I couldn’t see how to get the code to show in the shared link myself.

But I did look at the code during the session when I was creating the link. It’s just what you would expect - a dictionary of US Presidents and the year they were born and one line built in Python function to sort the list.

maxcoder4 818 days ago

You can check the code it generated in the long OP provided (this button is not very visible so I understand if you missed it).

sfink 818 days ago

Why would it do that? Rules and axioms scale (slowly) with the number of layers. The model can heuristically approximate more easily and more incrementally.

lewhoo 818 days ago

But in this case why would you prefer approximation over answer ?

sfink 816 days ago

I would prefer my car to fly through the air, but that's not what it does.

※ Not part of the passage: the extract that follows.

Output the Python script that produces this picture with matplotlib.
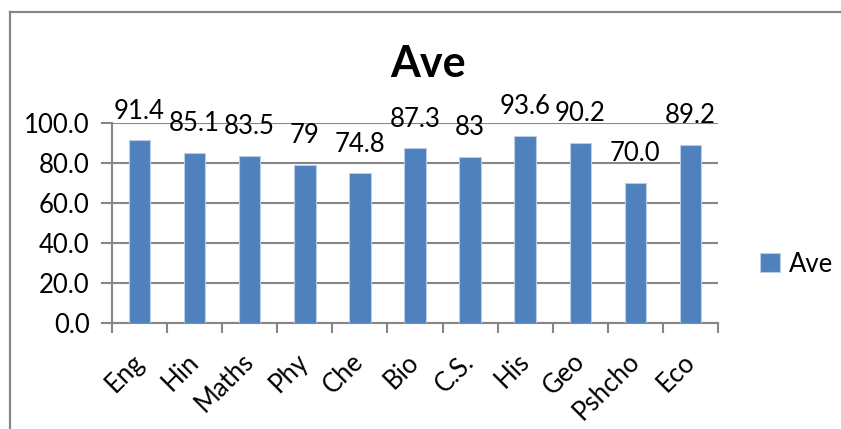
import matplotlib
matplotlib.use("Agg")
import matplotlib.pyplot as plt
from matplotlib.lines import Line2D
import numpy as np

plt.rcParams['font.family'] = ['Lato', 'DejaVu Sans']

categories = ["Eng", "Hin", "Maths", "Phy", "Che", "Bio", "C.S.", "His", "Geo", "Pshcho", "Eco"]
values = [91.4, 85.1, 83.5, 79, 74.8, 87.3, 83, 93.6, 90.2, 70.0, 89.2]
value_labels = ["91.4", "85.1", "83.5", "79", "74.8", "87.3", "83", "93.6", "90.2", "70.0", "89.2"]
yticks = [0, 20, 40, 60, 80, 100]
ytick_labels = ["0.0", "20.0", "40.0", "60.0", "80.0", "100.0"]
series_name = "Ave"
title = "Ave"

W, H = 841, 429
fig = plt.figure(figsize=(W / 100, H / 100), dpi=100)
fig.patch.set_facecolor("white")

# chart area border (top and left only visible)
fig.lines.append(Line2D([9.5 / W, 1.0], [1 - 11.5 / H, 1 - 11.5 / H],
                        transform=fig.transFigure, color="#868686", linewidth=1.6))
fig.lines.append(Line2D([9.5 / W, 9.5 / W], [0.0, 1 - 11.5 / H],
                        transform=fig.transFigure, color="#868686", linewidth=1.6))

ax = fig.add_axes([112 / W, 1 - 323 / H, (718 - 112) / W, (323 - 123) / H])
x = np.arange(len(categories))
bars = ax.bar(x, values, width=0.39, color="#4F81BD", edgecolor="#B9CDE5",
              linewidth=0.8, label=series_name, zorder=3)

ax.set_xlim(-0.5, len(categories) - 0.5)
ax.set_ylim(0, 100)
ax.set_yticks(yticks)
ax.set_yticklabels(ytick_labels)
ax.yaxis.grid(True, color="#868686", linewidth=1.5, zorder=0)
ax.set_axisbelow(True)

for s in ["top", "right"]:
    ax.spines[s].set_visible(False)
for s in ["left", "bottom"]:
    ax.spines[s].set_color("#868686")
    ax.spines[s].set_linewidth(1.5)

FS = 18.5
ax.tick_params(axis="y", length=8, width=1.5, color="#868686", pad=8,
               labelsize=FS, labelcolor="black")
ax.set_xticks(x)
ax.set_xticklabels(categories, rotation=45, ha="right", va="center",
                   rotation_mode="anchor", fontsize=FS)
ax.set_xticks(np.arange(-0.5, len(categories), 1), minor=True)
ax.tick_params(axis="x", which="major", length=0, pad=25)
ax.tick_params(axis="x", which="minor", length=7, width=1.5, color="#868686")

for xi, v, lab in zip(x, values, value_labels):
    ax.annotate(lab, (xi, v), xytext=(0, 12), textcoords="offset points",
                ha="center", va="bottom", fontsize=FS, annotation_clip=False)

fig.text(428 / W, 1 - 77 / H, title, ha="center", va="baseline",
         fontsize=31, fontweight="bold")

fig.legend(handles=[bars], labels=[series_name], loc="center left",
           bbox_to_anchor=(760 / W, 1 - 264 / H), frameon=False,
           borderpad=0, borderaxespad=0,
           fontsize=FS, handlelength=0.78, handleheight=0.78, handletextpad=0.35)

fig.savefig("out.png", dpi=100, facecolor="white")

My point is that LLMs are not magical, they're limited by their architecture and reality. They are not symbolic rule processors, even though they can fake it somewhat convincingly. In order for a symbolic rule processor to produce accurate answers, it must have some form of iteration (or fixed point computation, if you prefer). A finite number of layers imposes a fundamental limit on how far the rules' effects can be propagated, without feeding some state back in and iterating. You can augment or modify an LLM to internally do just that, but then it's a different architecture and most likely no longer trainable in a massively parallel fashion. Asking for a chain of thought gives a weak form of iteration restricted to passing state via the response so far, and apparently that chain of thought is compatible enough with the way the LLM works that it doesn't matter that the training did not explicitly involve that iteration.

In short, demanding accurate answers means moving back in the direction of traditional AI. Which has its own strengths and weaknesses, but has never achieved the level of apparent magic we're seeing from these relatively dumb collections of weights extracted from enormously massive piles of data.

The Secret Formula turned out to be "feed a huge amount of data to a big but dumb model", because the not so dumb (simple) models would take too long to feed the huge amount of data to, and the benefits of model complexity are massively outweighed by the competing benefits of learning big sets of weights from massive data. The trick was to find just the right form of "dumb" (though now it sounds like multiple forms of dumb work ok as long as you have the massive pile of data to feed it, and you don't go so dumb as to lose the attention mechanism).